The sad fact is that our remoteness from the death traps that the cities will become might be our salvation. Gangs of roving mobs will meet strong resistance as they head west from Minneapolis at every farm they encounter. By the time the elevation tops 2,500 feet, the rioting will be far more manageable.
Cities have no future. Suburbs have no future. Ag is where its at.
The commodity boom will last until human population corrects, then raw materials will again become cheap. How cheap depends on the level of human population contraction.
Now let's see: how many millions of you did you say there were?
And how many million of them?
Mind you, you might have history on your side, look at Russia, when food got scarce in the cities it was still plentiful in agricultural areas like the Ukraine, and the city dwellers didn't bother them.
Oh, hang on.....
You aren't going to dwell in peace in some agrarian paradise, nasty men in large forces will come and see to that.
I read somewhere that this was debunked as an urban legend. Be careful what you report as fact.
Katrina New Orleans was a very good example of a collapse situation. Everyone cooperated and was helpfull to others. Except when prevented by the government.
When we have superchinnook snowmelt floods every ten years after Global Warming melts the Arctic Ice Cap, we will expect the same helpfull neighbors syndrome as was demonstrated in New Orleans. Because a superchinnook is going to overwhelm the government. When the Mississippi is sixty miles wide and one thousand miles long, the government might as well give up and go home.

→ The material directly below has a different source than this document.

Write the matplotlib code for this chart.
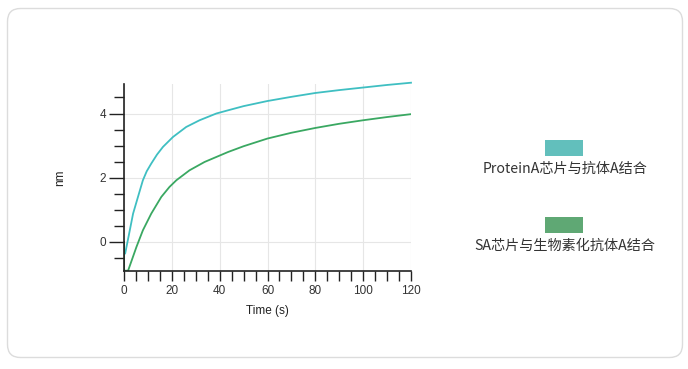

They were firing to get attention.
That's what you do when you need to be rescued, you do what you can to get attention - including firing in the air. Just because you're firing as an aircraft passes overhead doesn't mean you're firing at the aircraft. Just ask those Canadian soldiers in Afghanistan who got shot up by the USAF...
Nor was there any "sport-killing" at all in New Orleans. It didn't happen.
Cannibal hordes spilling forth from cities is just something made up by people who like to fantasise about having an excuse to shoot lots of people.
Beyond a simple hatred of 'city people', it makes no sense outside an Omega Man fantasy.
Why would farmers want to kill their customers?
You also forget that there are more city people than farmers and the farmers-turned-soldiers would be overwelmed by superior numbers.
An example of the fate of farmers happened in the USSR in 1928. There was a food shortage in the cities and the fast-track collectivization policy of Stalin was opposed by independent farmers, who destroyed food stocks in protest. At that point Stalin announced a change of policy from limiting the influence of 'kulaks' to
forcibly transporting them to Central Asia under the supervision of the NKVD. You know what happened--food was collected and there was a famine in the country.
http://en.wikipedia.org/wiki/Holodomor
All I can say is if there were a food famine in US cities and US farmers refused to help, I would expect the US military to harvest those crops, expropriate property, etc.
Bravo
As a "small" grower, I'm seeing this bear out. It's a lot of work but I see myself being able to make it financially in 2 years. Produce distributors can not compete with me at $4.50/ gal. diesel. This years market focus is on hospitals and retirement homes, we ain't gonna run out of old and sick folks any time soon.